Record set:
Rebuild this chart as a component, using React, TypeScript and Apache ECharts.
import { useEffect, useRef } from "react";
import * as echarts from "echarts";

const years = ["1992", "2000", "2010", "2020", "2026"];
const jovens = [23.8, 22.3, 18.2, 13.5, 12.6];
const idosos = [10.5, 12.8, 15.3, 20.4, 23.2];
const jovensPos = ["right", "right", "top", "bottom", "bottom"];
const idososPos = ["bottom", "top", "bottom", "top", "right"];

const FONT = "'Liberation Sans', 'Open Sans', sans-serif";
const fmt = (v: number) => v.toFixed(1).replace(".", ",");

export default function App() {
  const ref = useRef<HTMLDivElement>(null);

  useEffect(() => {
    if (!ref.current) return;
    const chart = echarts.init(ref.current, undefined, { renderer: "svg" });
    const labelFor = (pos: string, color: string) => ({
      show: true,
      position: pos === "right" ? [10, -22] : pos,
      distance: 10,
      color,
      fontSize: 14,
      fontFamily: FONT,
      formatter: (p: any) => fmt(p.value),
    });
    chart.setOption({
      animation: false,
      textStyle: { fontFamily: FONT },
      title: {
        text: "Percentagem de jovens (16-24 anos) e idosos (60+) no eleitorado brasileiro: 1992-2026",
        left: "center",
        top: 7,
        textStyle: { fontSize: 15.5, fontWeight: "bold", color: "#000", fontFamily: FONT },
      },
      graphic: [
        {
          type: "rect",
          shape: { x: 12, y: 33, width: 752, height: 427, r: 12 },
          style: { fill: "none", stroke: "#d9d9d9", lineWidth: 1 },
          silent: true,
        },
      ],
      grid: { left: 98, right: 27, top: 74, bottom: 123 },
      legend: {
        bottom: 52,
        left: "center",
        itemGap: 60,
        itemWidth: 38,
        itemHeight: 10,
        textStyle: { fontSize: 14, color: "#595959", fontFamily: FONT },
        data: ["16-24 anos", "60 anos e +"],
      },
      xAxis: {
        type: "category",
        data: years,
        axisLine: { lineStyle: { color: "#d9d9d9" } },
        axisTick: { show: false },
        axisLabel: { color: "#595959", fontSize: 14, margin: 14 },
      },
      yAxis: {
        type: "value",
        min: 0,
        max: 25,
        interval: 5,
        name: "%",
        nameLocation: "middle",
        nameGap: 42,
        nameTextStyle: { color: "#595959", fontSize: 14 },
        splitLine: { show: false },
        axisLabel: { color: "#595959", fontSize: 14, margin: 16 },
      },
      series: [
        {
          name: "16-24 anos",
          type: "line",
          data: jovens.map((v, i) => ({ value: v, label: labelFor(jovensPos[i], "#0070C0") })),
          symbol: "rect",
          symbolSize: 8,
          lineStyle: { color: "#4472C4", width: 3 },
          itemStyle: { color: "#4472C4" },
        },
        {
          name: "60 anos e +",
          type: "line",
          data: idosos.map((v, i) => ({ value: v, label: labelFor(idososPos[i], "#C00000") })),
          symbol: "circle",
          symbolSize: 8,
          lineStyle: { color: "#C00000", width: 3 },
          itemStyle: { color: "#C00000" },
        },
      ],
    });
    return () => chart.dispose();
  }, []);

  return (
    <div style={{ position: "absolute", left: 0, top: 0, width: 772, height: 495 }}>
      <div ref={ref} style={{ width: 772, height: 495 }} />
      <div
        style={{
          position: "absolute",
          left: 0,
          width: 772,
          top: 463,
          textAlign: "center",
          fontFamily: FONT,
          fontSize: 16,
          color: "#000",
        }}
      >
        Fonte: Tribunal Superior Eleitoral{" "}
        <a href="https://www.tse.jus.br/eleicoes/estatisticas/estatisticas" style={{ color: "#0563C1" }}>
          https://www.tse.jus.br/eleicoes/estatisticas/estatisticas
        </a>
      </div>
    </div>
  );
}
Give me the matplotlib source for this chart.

Instructions for the task:
Repeat the lines from the first one in the records through the line containing "const ref = useRef<HTMLDivElement>(null);", exactly as written, and nothing else.

Solution to this exercise:
Rebuild this chart as a component, using React, TypeScript and Apache ECharts.
import { useEffect, useRef } from "react";
import * as echarts from "echarts";

const years = ["1992", "2000", "2010", "2020", "2026"];
const jovens = [23.8, 22.3, 18.2, 13.5, 12.6];
const idosos = [10.5, 12.8, 15.3, 20.4, 23.2];
const jovensPos = ["right", "right", "top", "bottom", "bottom"];
const idososPos = ["bottom", "top", "bottom", "top", "right"];

const FONT = "'Liberation Sans', 'Open Sans', sans-serif";
const fmt = (v: number) => v.toFixed(1).replace(".", ",");

export default function App() {
  const ref = useRef<HTMLDivElement>(null);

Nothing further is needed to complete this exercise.